Building a family business and passing it on to your children can be enormously rewarding. But family businesses present particular ownership and management challenges.
Planning ahead and involving family members is essential if you are to achieve your objectives, make the most of your family strengths and minimise the risk of disputes or financial loss.
Family business ownership
Retaining family ownership and control is a prime objective for many family businesses, but may limit growth potential. The family-owned business should be open to bringing in outside shareholders if additional investment is needed.
If required, investments can be structured in a way that ensures family control is retained.
Passing the family business on to the next generation can be very challenging and disruptive. From a personal perspective, you will want to ensure that you are treating your children fairly, perhaps splitting ownership between children who are active in the business and those who are not.
At the same time, you need to protect your own interests, say by withdrawing funds from the business to finance your retirement.

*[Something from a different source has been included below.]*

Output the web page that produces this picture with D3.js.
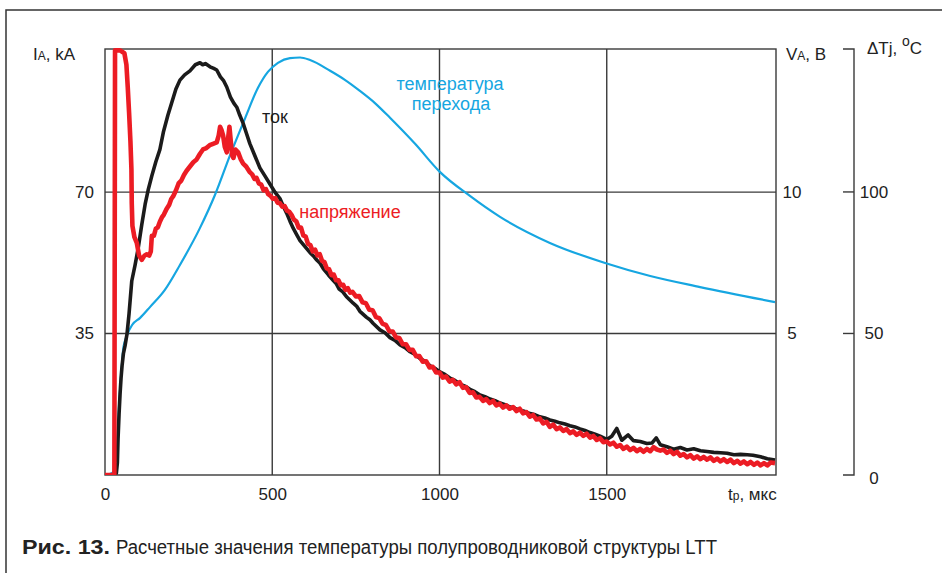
<!DOCTYPE html>
<html>
<head>
<meta charset="utf-8">
<script src="https://cdn.jsdelivr.net/npm/d3@7"></script>
<style>
  html, body { margin: 0; padding: 0; background: #fff; }
  svg { display: block; }
  text { font-family: "Liberation Sans", Arial, Helvetica, sans-serif; }
</style>
</head>
<body>
<svg id="chart" width="942" height="573"></svg>
<script>
// ---- data -------------------------------------------------------------
// time, µs
const xTicks = [0, 500, 1000, 1500];
const currentTicks = [35, 70];      // I_A, kA
const voltageTicks = [5, 10];       // V_A, V
const tempTicks = [0, 50, 100];     // ΔTj, °C

// anode current I_A (kA) vs time (µs)
const currentSeries = [
  [0,0],[30,0],[34,0.5],[37,3],[39,9],[42,15],[45,20],[48,24],[51,27],[55,30],[60,32],[66,35],
  [72,40],[80,48],[90,52],[99,56],[110,62],[120,67],[129,70.5],[140,74],[152,77.5],[164,80.5],
  [175,85],[188,89],[199,92],[212,95.5],[224,97.7],[238,99],[254,100],[270,101.5],[284,102],
  [292,101.5],[300,101.8],[314,101],[325,100.6],[334,100.2],[345,98.5],[355,97.5],[364,96],
  [375,93.5],[385,92],[394,91],[403,89],[413,87],[423,84.5],[433,82],[448,79],[463,76],[478,74],
  [493,72],[508,70],[523,68.4],[533,66.5],[543,64.8],[553,62.8],[563,61],[573,59.5],[583,58],
  [598,56.5],[613,55],[623,54.2],[633,53.2],[643,52.4],[653,51],[668,49.5],[682,48.2],[691,47.4],
  [700,46],[711,45.3],[722,44.1],[742,42.5],[752,41.8],[762,40.5],[782,39],[792,38.4],[802,37.5],
  [822,35.9],[837,35.2],[852,34],[867,33.3],[882,32.2],[897,31.5],[912,30.5],[927,29.8],[942,28.8],
  [957,28.1],[972,27],[987,26.4],[1001,25.5],[1016,24.9],[1031,24],[1046,23.4],[1061,22.5],
  [1076,22],[1091,21.2],[1106,20.6],[1121,19.8],[1136,19.4],[1151,18.8],[1166,18.4],[1181,17.8],
  [1196,17.4],[1211,16.8],[1226,16.5],[1241,16],[1256,15.7],[1271,15.2],[1286,14.9],[1300,14.4],
  [1315,14.1],[1330,13.6],[1345,13.3],[1360,12.9],[1375,12.6],[1390,12.2],[1405,11.9],[1420,11.4],
  [1435,11.0],[1450,10.5],[1465,10.1],[1480,9.6],[1500,8.8],[1515,9.6],[1530,11.5],[1545,8.6],
  [1564,9.9],[1580,8.5],[1600,8.3],[1620,7.8],[1635,7.9],[1648,9.2],[1660,7.5],[1680,7.0],
  [1700,6.4],[1720,6.8],[1740,6.2],[1760,6.5],[1780,6.0],[1800,5.8],[1820,5.6],[1840,5.5],
  [1860,5.4],[1880,5.0],[1900,5.1],[1920,5.0],[1937,4.9],[1960,4.5],[1980,4.0],[2003,3.7]
];

// anode voltage V_A (V) vs time (µs)
const voltageSeries = [
  [0,0],[28,0],[30,15.0],[45,15.0],[58,14.9],[64,14.5],[68,13.7],[72,12.8],[76,11.8],[79,10.8],
  [80,9.6],[82,8.8],[88,8.4],[95,8.2],[102,7.75],[110,7.6],[118,7.75],[125,7.8],[132,7.75],
  [137,7.9],[140,8.45],[146,8.45],[152,8.7],[158,8.75],[164,8.95],[170,9.1],[176,9.2],[184,9.4],
  [192,9.55],[198,9.75],[204,9.85],[212,10.05],[220,10.3],[228,10.4],[236,10.6],[244,10.75],
  [254,10.9],[264,11.05],[274,11.15],[284,11.35],[293,11.5],[303,11.55],[313,11.65],[323,11.7],
  [334,11.75],[340,12.0],[344,12.3],[348,12.2],[353,12.0],[358,11.6],[364,11.4],[368,11.9],
  [372,12.3],[376,11.8],[380,11.3],[384,11.2],[390,11.5],[398,11.4],[406,11.15],[413,11.0],
  [422,10.9],[433,10.7],[440,10.62],[447,10.46],[453,10.5],[460,10.3],[467,10.26],[474,10.06],
  [481,10.1],[488,9.92],[495,9.86],[502,9.76],[509,9.78],[516,9.62],[523,9.6],[530,9.48],
  [537,9.5],[544,9.34],[551,9.3],[558,9.18],[565,9.02],[572,8.96],[579,8.74],[586,8.74],
  [593,8.46],[600,8.42],[607,8.16],[614,8.12],[621,7.9],[628,7.96],[635,7.76],[642,7.8],
  [649,7.56],[656,7.52],[663,7.3],[670,7.27],[677,7.06],[684,7.08],[691,6.88],[698,6.88],
  [705,6.7],[712,6.72],[719,6.54],[726,6.6],[733,6.44],[740,6.47],[750,6.31],[760,6.32],
  [770,6.1],[780,6.07],[790,5.84],[800,5.82],[810,5.58],[820,5.54],[830,5.34],[840,5.3],
  [850,5.08],[860,5.07],[870,4.86],[880,4.84],[890,4.62],[900,4.62],[910,4.42],[920,4.42],
  [930,4.2],[940,4.2],[950,4.0],[960,4.02],[970,3.8],[980,3.82],[990,3.62],[1000,3.62],
  [1010,3.44],[1020,3.48],[1030,3.3],[1040,3.36],[1050,3.2],[1060,3.28],[1070,3.08],[1080,3.1],
  [1090,2.9],[1100,2.92],[1110,2.74],[1120,2.76],[1130,2.62],[1140,2.68],[1150,2.54],[1160,2.62],
  [1170,2.46],[1180,2.52],[1190,2.38],[1200,2.46],[1210,2.34],[1220,2.4],[1230,2.26],[1240,2.34],
  [1250,2.18],[1260,2.22],[1270,2.06],[1280,2.12],[1290,1.96],[1300,2.0],[1310,1.82],[1320,1.88],
  [1330,1.7],[1340,1.78],[1350,1.62],[1360,1.68],[1370,1.56],[1380,1.62],[1390,1.48],[1400,1.54],
  [1410,1.42],[1420,1.5],[1430,1.38],[1440,1.46],[1450,1.32],[1460,1.38],[1470,1.24],[1480,1.3],
  [1490,1.16],[1500,1.18],[1510,1.08],[1520,1.14],[1530,1.0],[1540,1.06],[1550,0.92],[1560,1.0],
  [1570,0.88],[1580,0.96],[1590,0.84],[1600,0.92],[1610,0.82],[1620,0.92],[1630,0.84],
  [1640,0.98],[1650,0.9],[1660,0.86],[1670,0.9],[1680,0.78],[1690,0.86],[1700,0.74],[1710,0.82],
  [1720,0.68],[1730,0.74],[1740,0.62],[1750,0.7],[1760,0.58],[1770,0.66],[1780,0.56],[1790,0.64],
  [1800,0.54],[1810,0.62],[1820,0.5],[1830,0.58],[1840,0.48],[1850,0.56],[1860,0.46],[1870,0.54],
  [1880,0.42],[1890,0.5],[1900,0.4],[1910,0.48],[1920,0.38],[1930,0.46],[1940,0.36],[1950,0.44],
  [1960,0.34],[1970,0.42],[1980,0.34],[1990,0.44],[2003,0.42]
];

// junction temperature rise ΔTj (°C) vs time (µs)
const tempSeries = [
  [0,0],[20,0.6],[30,2],[35,5],[38,12],[41,22],[45,30],[50,38],[54,44],[60,47.5],[66,49.5],
  [81,53],[105,55.5],[135,59.4],[179,65.4],[224,74.2],[284,87.3],[329,99],[374,113],[419,126.1],
  [457,136.7],[487,142.4],[517,145.6],[553,147.3],[583,147.5],[613,146.6],[673,142.8],
  [717,139.6],[762,135.7],[807,131.4],[852,126.2],[927,117],[1001,107.1],[1091,98.6],
  [1181,91.2],[1330,82],[1495,74.9],[1630,70.3],[1779,66.4],[2003,61.1]
];

// ---- layout -----------------------------------------------------------
const svg = d3.select("#chart");
const plot = { left: 105, right: 776, top: 49, bottom: 475 };

const x = d3.scaleLinear().domain([0, 2006]).range([plot.left, plot.right]);
const yI = d3.scaleLinear().domain([0, 105.4]).range([plot.bottom, plot.top]);
const yV = d3.scaleLinear().domain([0, 15.05]).range([plot.bottom, plot.top]);
const yT = d3.scaleLinear().domain([0, 150.5]).range([plot.bottom, plot.top]);

const gridColor = "#3a3a3a";
const textColor = "#222";
const blue = "#16a6e1", red = "#ec1c24", black = "#1b1b1b";

// outer figure frame (top and left edges)
svg.append("path")
  .attr("d", "M6,573V10H942")
  .attr("fill", "none").attr("stroke", "#333").attr("stroke-width", 1.5);

// grid lines
const grid = svg.append("g").attr("stroke", gridColor).attr("stroke-width", 1.4);
xTicks.filter(d => d > 0).forEach(d => {
  grid.append("line").attr("x1", x(d)).attr("x2", x(d))
    .attr("y1", plot.top).attr("y2", plot.bottom);
});
currentTicks.forEach(d => {
  grid.append("line").attr("x1", plot.left).attr("x2", plot.right)
    .attr("y1", yI(d)).attr("y2", yI(d));
});

// plot border
svg.append("rect")
  .attr("x", plot.left).attr("y", plot.top)
  .attr("width", plot.right - plot.left).attr("height", plot.bottom - plot.top)
  .attr("fill", "none").attr("stroke", gridColor).attr("stroke-width", 1.4);

// curves
svg.append("defs").append("clipPath").attr("id", "clip")
  .append("rect").attr("x", plot.left).attr("y", plot.top - 4)
  .attr("width", plot.right - plot.left).attr("height", plot.bottom - plot.top + 4);

const curves = svg.append("g").attr("clip-path", "url(#clip)");

const lineT = d3.line().x(d => x(d[0])).y(d => yT(d[1])).curve(d3.curveMonotoneX);
const lineI = d3.line().x(d => x(d[0])).y(d => yI(d[1]));
const lineV = d3.line().x(d => x(d[0])).y(d => yV(d[1]));

curves.append("path").datum(tempSeries).attr("d", lineT)
  .attr("fill", "none").attr("stroke", blue).attr("stroke-width", 2.2);
curves.append("path").datum(currentSeries).attr("d", lineI)
  .attr("fill", "none").attr("stroke", black).attr("stroke-width", 3.6)
  .attr("stroke-linejoin", "round");
curves.append("path").datum(voltageSeries).attr("d", lineV)
  .attr("fill", "none").attr("stroke", red).attr("stroke-width", 4.6)
  .attr("stroke-linejoin", "round");

// ---- axes -------------------------------------------------------------
const tickFont = 17;

// time axis labels
const xAxis = d3.axisBottom(x).tickValues(xTicks).tickFormat(d3.format("d"))
  .tickSize(0).tickPadding(13);
const gx = svg.append("g").attr("transform", `translate(0,${plot.bottom})`).call(xAxis);
gx.select(".domain").remove();
gx.selectAll("text").attr("font-size", tickFont).attr("fill", textColor)
  .attr("font-family", "Liberation Sans, Arial, sans-serif");

// current axis labels (left)
const iAxis = d3.axisLeft(yI).tickValues(currentTicks).tickSize(0).tickPadding(11);
const gi = svg.append("g").attr("transform", `translate(${plot.left},0)`).call(iAxis);
gi.select(".domain").remove();
gi.selectAll("text").attr("font-size", tickFont).attr("fill", textColor)
  .attr("font-family", "Liberation Sans, Arial, sans-serif");

// voltage axis labels (plot right edge)
const gv = svg.append("g");
voltageTicks.forEach(d => {
  gv.append("text").attr("x", 792).attr("y", yV(d)).attr("dy", "0.35em")
    .attr("text-anchor", "middle").attr("font-size", tickFont).attr("fill", textColor).text(d);
});

// temperature axis (separate, further right)
const tAxisX = 854;
const gt = svg.append("g");
gt.append("path")
  .attr("d", `M${tAxisX - 11},${plot.top}H${tAxisX}V${plot.bottom}H${tAxisX - 11}`)
  .attr("fill", "none").attr("stroke", gridColor).attr("stroke-width", 1.4);
tempTicks.forEach(d => {
  if (d > 0) {
    gt.append("line").attr("x1", tAxisX - 11).attr("x2", tAxisX)
      .attr("y1", yT(d)).attr("y2", yT(d))
      .attr("stroke", gridColor).attr("stroke-width", 1.4);
  }
  gt.append("text").attr("x", 874).attr("y", yT(d) + (d === 0 ? 3 : 0)).attr("dy", "0.35em")
    .attr("text-anchor", "middle").attr("font-size", tickFont).attr("fill", textColor).text(d);
});

// axis titles
const titleI = svg.append("text").attr("x", 33).attr("y", 60).attr("font-size", 17).attr("fill", textColor);
titleI.append("tspan").text("I");
titleI.append("tspan").attr("font-size", 12).text("A");
titleI.append("tspan").text(", kA");

const titleV = svg.append("text").attr("x", 786).attr("y", 60).attr("font-size", 17).attr("fill", textColor);
titleV.append("tspan").text("V");
titleV.append("tspan").attr("font-size", 12).text("A");
titleV.append("tspan").text(", B");

const titleT = svg.append("text").attr("x", 867).attr("y", 54).attr("font-size", 17).attr("fill", textColor);
titleT.append("tspan").text("ΔTj, ");
titleT.append("tspan").attr("font-size", 14).attr("dy", -8).text("o");
titleT.append("tspan").attr("dy", 8).text("C");

const titleX = svg.append("text").attr("x", 728).attr("y", 500).attr("font-size", 17).attr("fill", textColor);
titleX.append("tspan").text("t");
titleX.append("tspan").attr("font-size", 12).text("p");
titleX.append("tspan").text(", мкс");

// curve annotations
const noteFont = 18;
svg.append("text").attr("x", 275).attr("y", 123).attr("text-anchor", "middle")
  .attr("font-size", noteFont).attr("fill", black).text("ток");
svg.append("text").attr("x", 450).attr("y", 90).attr("text-anchor", "middle")
  .attr("font-size", noteFont).attr("fill", blue).text("температура");
svg.append("text").attr("x", 451).attr("y", 110).attr("text-anchor", "middle")
  .attr("font-size", noteFont).attr("fill", blue).text("перехода");
svg.append("text").attr("x", 350).attr("y", 218).attr("text-anchor", "middle")
  .attr("font-size", noteFont).attr("fill", red).text("напряжение");

// caption
svg.append("text").attr("x", 22).attr("y", 554)
  .attr("font-size", 20).attr("font-weight", "bold").attr("fill", textColor)
  .attr("font-family", "Liberation Sans Narrow, Liberation Sans, Arial, sans-serif")
  .attr("textLength", 88).attr("lengthAdjust", "spacingAndGlyphs")
  .text("Рис. 13.");
svg.append("text").attr("x", 116).attr("y", 554)
  .attr("font-size", 20).attr("fill", textColor)
  .attr("font-family", "Liberation Sans Narrow, Liberation Sans, Arial, sans-serif")
  .attr("textLength", 601).attr("lengthAdjust", "spacingAndGlyphs")
  .text("Расчетные значения температуры полупроводниковой структуры LTT");
</script>
</body>
</html>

Tax efficiency is typically a major concern, particularly in terms of potential inheritance tax liabilities. As with other tax matters, forward planning is essential.
The family-run business
Many family businesses are not just family-owned, but also family-run. Using family members as employees and directors has many advantages, including high levels of commitment, a sense of continuity and shared values, and a long-term perspective.

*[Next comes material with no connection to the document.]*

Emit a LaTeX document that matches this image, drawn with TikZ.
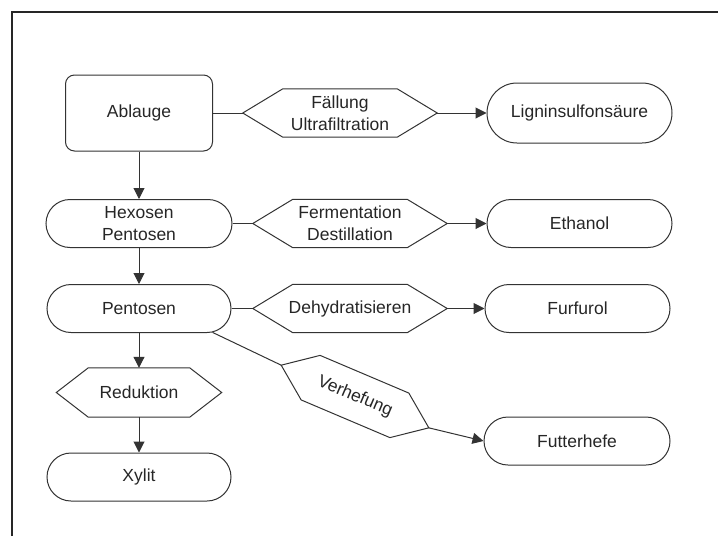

But equally, family-run businesses can become inward-looking or complacent. Non-family employees may feel that family members receive special treatment. Even where you have brought in outside talent, it can be difficult to retain employees if they are concerned by the family's influence.

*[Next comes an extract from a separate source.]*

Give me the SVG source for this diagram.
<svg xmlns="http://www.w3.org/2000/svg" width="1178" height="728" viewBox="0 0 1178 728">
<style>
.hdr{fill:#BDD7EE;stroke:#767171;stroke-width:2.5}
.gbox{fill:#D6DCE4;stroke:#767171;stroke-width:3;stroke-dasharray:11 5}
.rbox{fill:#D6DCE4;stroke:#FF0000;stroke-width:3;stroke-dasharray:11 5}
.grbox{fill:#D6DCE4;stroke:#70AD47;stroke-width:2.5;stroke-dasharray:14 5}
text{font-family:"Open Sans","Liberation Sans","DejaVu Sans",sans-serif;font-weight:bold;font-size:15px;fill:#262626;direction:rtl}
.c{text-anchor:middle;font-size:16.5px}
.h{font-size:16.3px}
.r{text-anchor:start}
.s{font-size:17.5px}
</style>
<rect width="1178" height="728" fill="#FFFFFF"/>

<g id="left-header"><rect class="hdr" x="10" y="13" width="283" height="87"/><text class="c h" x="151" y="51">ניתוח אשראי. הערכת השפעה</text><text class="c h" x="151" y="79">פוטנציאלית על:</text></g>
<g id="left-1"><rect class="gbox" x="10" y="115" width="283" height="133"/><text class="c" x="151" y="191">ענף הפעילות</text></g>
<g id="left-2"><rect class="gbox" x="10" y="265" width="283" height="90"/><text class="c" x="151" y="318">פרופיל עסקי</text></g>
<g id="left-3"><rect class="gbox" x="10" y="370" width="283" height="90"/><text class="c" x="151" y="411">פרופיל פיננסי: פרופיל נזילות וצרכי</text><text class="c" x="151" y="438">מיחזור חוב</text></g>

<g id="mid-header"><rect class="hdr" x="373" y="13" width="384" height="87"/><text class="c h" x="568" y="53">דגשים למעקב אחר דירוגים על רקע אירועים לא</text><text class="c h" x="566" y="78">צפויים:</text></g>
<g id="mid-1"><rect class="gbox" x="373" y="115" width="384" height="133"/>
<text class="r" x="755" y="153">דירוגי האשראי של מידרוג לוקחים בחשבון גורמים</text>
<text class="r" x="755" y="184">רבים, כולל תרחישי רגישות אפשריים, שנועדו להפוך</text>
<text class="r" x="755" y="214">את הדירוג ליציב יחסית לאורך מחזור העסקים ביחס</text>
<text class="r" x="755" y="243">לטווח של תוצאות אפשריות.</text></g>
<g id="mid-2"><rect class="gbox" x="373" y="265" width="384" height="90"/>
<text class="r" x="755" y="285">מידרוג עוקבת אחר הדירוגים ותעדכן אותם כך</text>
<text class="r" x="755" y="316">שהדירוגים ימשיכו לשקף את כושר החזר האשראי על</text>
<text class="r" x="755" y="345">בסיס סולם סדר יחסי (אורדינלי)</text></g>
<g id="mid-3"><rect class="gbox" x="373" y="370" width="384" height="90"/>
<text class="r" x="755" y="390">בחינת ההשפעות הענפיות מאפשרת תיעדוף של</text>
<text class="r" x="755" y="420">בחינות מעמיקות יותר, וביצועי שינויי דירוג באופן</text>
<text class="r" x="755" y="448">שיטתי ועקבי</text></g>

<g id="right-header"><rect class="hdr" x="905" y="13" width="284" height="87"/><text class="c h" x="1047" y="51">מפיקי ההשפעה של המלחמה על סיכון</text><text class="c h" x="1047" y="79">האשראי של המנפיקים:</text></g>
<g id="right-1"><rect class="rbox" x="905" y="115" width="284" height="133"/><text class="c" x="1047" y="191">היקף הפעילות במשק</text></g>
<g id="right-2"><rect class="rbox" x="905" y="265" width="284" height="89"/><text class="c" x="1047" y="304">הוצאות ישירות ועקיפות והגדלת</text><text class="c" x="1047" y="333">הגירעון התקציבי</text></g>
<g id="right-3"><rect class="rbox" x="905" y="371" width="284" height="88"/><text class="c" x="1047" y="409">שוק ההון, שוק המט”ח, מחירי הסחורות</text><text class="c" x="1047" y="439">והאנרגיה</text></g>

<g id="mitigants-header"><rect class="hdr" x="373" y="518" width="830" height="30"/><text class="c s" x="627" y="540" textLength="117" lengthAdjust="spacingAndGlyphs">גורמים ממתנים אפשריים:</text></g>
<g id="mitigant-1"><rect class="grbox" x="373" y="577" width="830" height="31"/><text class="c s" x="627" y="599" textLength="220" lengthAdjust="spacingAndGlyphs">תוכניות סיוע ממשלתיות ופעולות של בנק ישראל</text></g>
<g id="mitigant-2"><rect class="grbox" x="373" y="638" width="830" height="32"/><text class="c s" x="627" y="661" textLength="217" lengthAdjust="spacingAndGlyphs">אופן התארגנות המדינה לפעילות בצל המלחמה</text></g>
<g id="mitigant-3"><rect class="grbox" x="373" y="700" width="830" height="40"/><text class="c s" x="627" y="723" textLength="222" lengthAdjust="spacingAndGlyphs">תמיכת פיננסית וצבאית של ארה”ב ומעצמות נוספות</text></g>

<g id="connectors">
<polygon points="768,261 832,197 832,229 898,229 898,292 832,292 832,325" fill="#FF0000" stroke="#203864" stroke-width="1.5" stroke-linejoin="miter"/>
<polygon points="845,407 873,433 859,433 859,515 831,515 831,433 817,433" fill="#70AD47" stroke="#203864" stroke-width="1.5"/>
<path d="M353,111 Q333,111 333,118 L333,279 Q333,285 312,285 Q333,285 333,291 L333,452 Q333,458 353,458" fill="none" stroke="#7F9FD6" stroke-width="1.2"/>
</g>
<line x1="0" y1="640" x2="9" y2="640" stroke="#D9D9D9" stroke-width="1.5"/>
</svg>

Again, the family business faces challenges as control passes to the next generation. Will you be able to stand back from the business, or will you undermine your successor? What happens if none of your children want to run the business - or several of them do? Succession planning is vital.
Family business risks
In the family business, business disputes can quickly become personal - and personal disputes can impact the business. Unforeseen events such as a divorce can have a dramatic impact.
While building a family business can secure the family's financial future, it can also bring an unacceptable degree of risk. This can be particularly acute when personal financial assets are concentrated in the business, or you have given personal guarantees for business debts.
Careful planning allows you to identify potential problems in advance. Options include an appropriate shareholder agreement, clauses in the company's articles of association and the use of a family trust to hold shares.
Above all, open communication can help resolve any issues and allow the business to prosper.